**AIM**. Where a line contains the word "matplotlib", copy that line.

**GIVEN INFORMATION**.
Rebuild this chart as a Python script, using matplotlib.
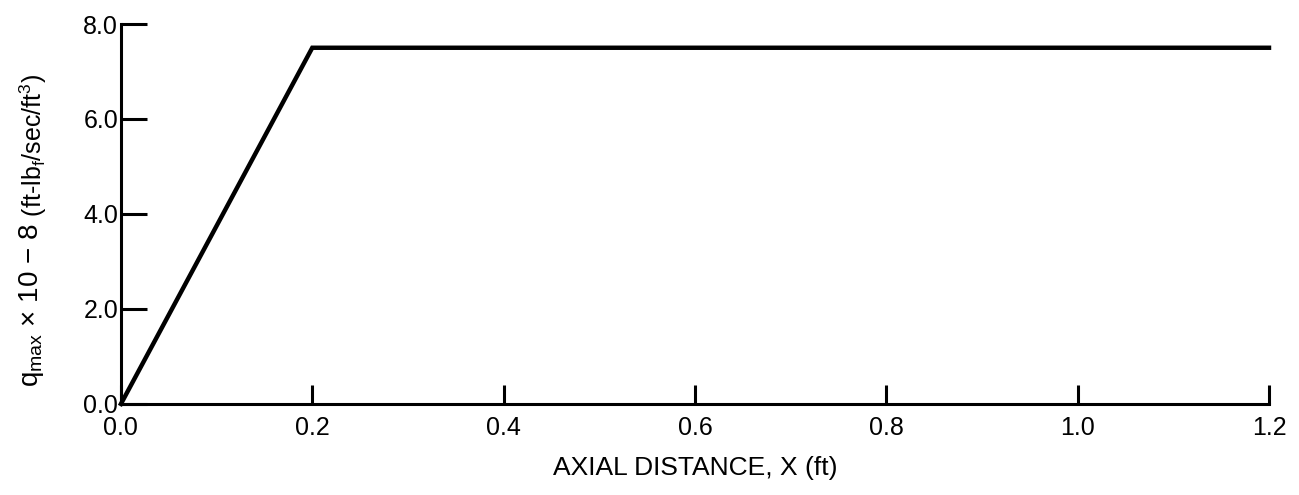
import numpy as np
import matplotlib
matplotlib.use("Agg")
import matplotlib.pyplot as plt

# axial distance (ft) and q_max (x 1e-8)
x = [0.0, 0.2, 1.2]
q = [0.0, 7.5, 7.5]
xticks = [0.0, 0.2, 0.4, 0.6, 0.8, 1.0, 1.2]
yticks = [0.0, 2.0, 4.0, 6.0, 8.0]

plt.rcParams['font.family'] = ['Liberation Sans', 'DejaVu Sans']
plt.rcParams['mathtext.fontset'] = 'custom'
plt.rcParams['mathtext.rm'] = 'Liberation Sans'
plt.rcParams['mathtext.it'] = 'Liberation Sans'
plt.rcParams['mathtext.bf'] = 'Liberation Sans'
plt.rcParams['font.size'] = 18

fig = plt.figure(figsize=(12.99, 4.95), dpi=100)
ax = fig.add_axes([0.0931, 0.184, 0.8838, 0.7675])

ax.plot(x, q, '-', color='black', linewidth=3.2, solid_joinstyle='miter', clip_on=False)

ax.set_xlim(0, 1.2)
ax.set_ylim(0, 8)
ax.set_xticks(xticks)
ax.set_yticks(yticks)
ax.set_xticklabels(["%.1f" % v for v in xticks])
ax.set_yticklabels(["%.1f" % v for v in yticks])

for s in ['top', 'right']:
    ax.spines[s].set_visible(False)
for s in ['left', 'bottom']:
    ax.spines[s].set_linewidth(2.2)

ax.tick_params(axis='y', direction='in', length=19, width=2.2, pad=2)
ax.tick_params(axis='x', direction='in', length=14, width=2.2, pad=9)

ax.set_xlabel("AXIAL DISTANCE, X (ft)", fontsize=19, labelpad=11)

# y label in two parts: main text and smaller units
main = fig.text(38 / 1299, 108 / 495, r'q$_{\mathregular{max}}$ $\times$ 10 $-$ 8',
                rotation=90, rotation_mode='anchor', ha='left', va='baseline', fontsize=20)
ax.annotate(r' (ft-lb$_{\mathregular{f}}$/sec/ft$^{\mathregular{3}}$)',
            xy=(42, 1.0), xycoords=('figure pixels', main),
            rotation=90, rotation_mode='anchor', ha='left', va='baseline', fontsize=18,
            annotation_clip=False)

plt.savefig("out.png", dpi=100)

**IN RESPONSE**.
Rebuild this chart as a Python script, using matplotlib.
import matplotlib
matplotlib.use("Agg")
import matplotlib.pyplot as plt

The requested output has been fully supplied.